** START **

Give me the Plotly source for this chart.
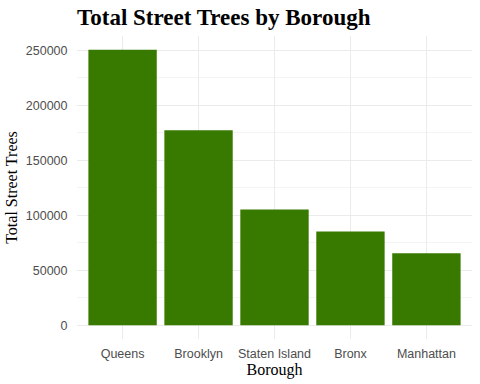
import plotly.graph_objects as go

boroughs = ["Queens", "Brooklyn", "Staten Island", "Bronx", "Manhattan"]
tree_counts = [250551, 177293, 105318, 85203, 65423]
y_ticks = [0, 50000, 100000, 150000, 200000, 250000]

fig = go.Figure(go.Bar(
    x=boroughs, y=tree_counts, width=0.9,
    marker=dict(color="#387a00", line=dict(width=0)),
))

fig.update_layout(
    width=480, height=384,
    margin=dict(l=77, r=8, t=36, b=45, autoexpand=False),
    paper_bgcolor="white", plot_bgcolor="white",
    title=dict(text="<b>Total Street Trees by Borough</b>",
               font=dict(family="Liberation Serif", size=23, color="black"),
               x=77/480, xanchor="left", y=1-17/384, yanchor="middle", automargin=False),
    showlegend=False,
    bargap=0.1,
)
fig.update_xaxes(
    range=[-0.6, 4.6], showgrid=True, gridcolor="#ebebeb", gridwidth=1.2,
    showline=False, zeroline=False, ticks="outside", ticklen=3, tickcolor="rgba(0,0,0,0)",
    tickfont=dict(family="Liberation Sans", size=12.5, color="#4d4d4d"), automargin=False,
    title=dict(text="Borough", font=dict(family="Liberation Serif", size=16, color="black"), standoff=2),
)
fig.update_yaxes(
    range=[-12528, 263079], tickvals=y_ticks, ticktext=[str(v) for v in y_ticks],
    showgrid=True, gridcolor="#ebebeb", gridwidth=1.2, zeroline=False, showline=False,
    minor=dict(showgrid=True, gridcolor="#f4f4f4", gridwidth=0.8, tickvals=[25000, 75000, 125000, 175000, 225000]),
    ticks="outside", ticklen=6, tickcolor="rgba(0,0,0,0)", automargin=False,
    tickfont=dict(family="Liberation Sans", size=12.5, color="#4d4d4d"),
    title=dict(text="Total Street Trees", font=dict(family="Liberation Serif", size=16, color="black"), standoff=4),
)

fig.write_html("out.html", config={"displayModeBar": False},
               post_script="document.body.style.margin='0';")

** END **

**TASK:**
Leave out the pictures. Transcribe only the lines above, from the first through the one that contains "y_ticks = [0, 50000, 100000, 150000, 200000, 250000]".

**RESPONSE TO THE TASK:**
Give me the Plotly source for this chart.
import plotly.graph_objects as go

boroughs = ["Queens", "Brooklyn", "Staten Island", "Bronx", "Manhattan"]
tree_counts = [250551, 177293, 105318, 85203, 65423]
y_ticks = [0, 50000, 100000, 150000, 200000, 250000]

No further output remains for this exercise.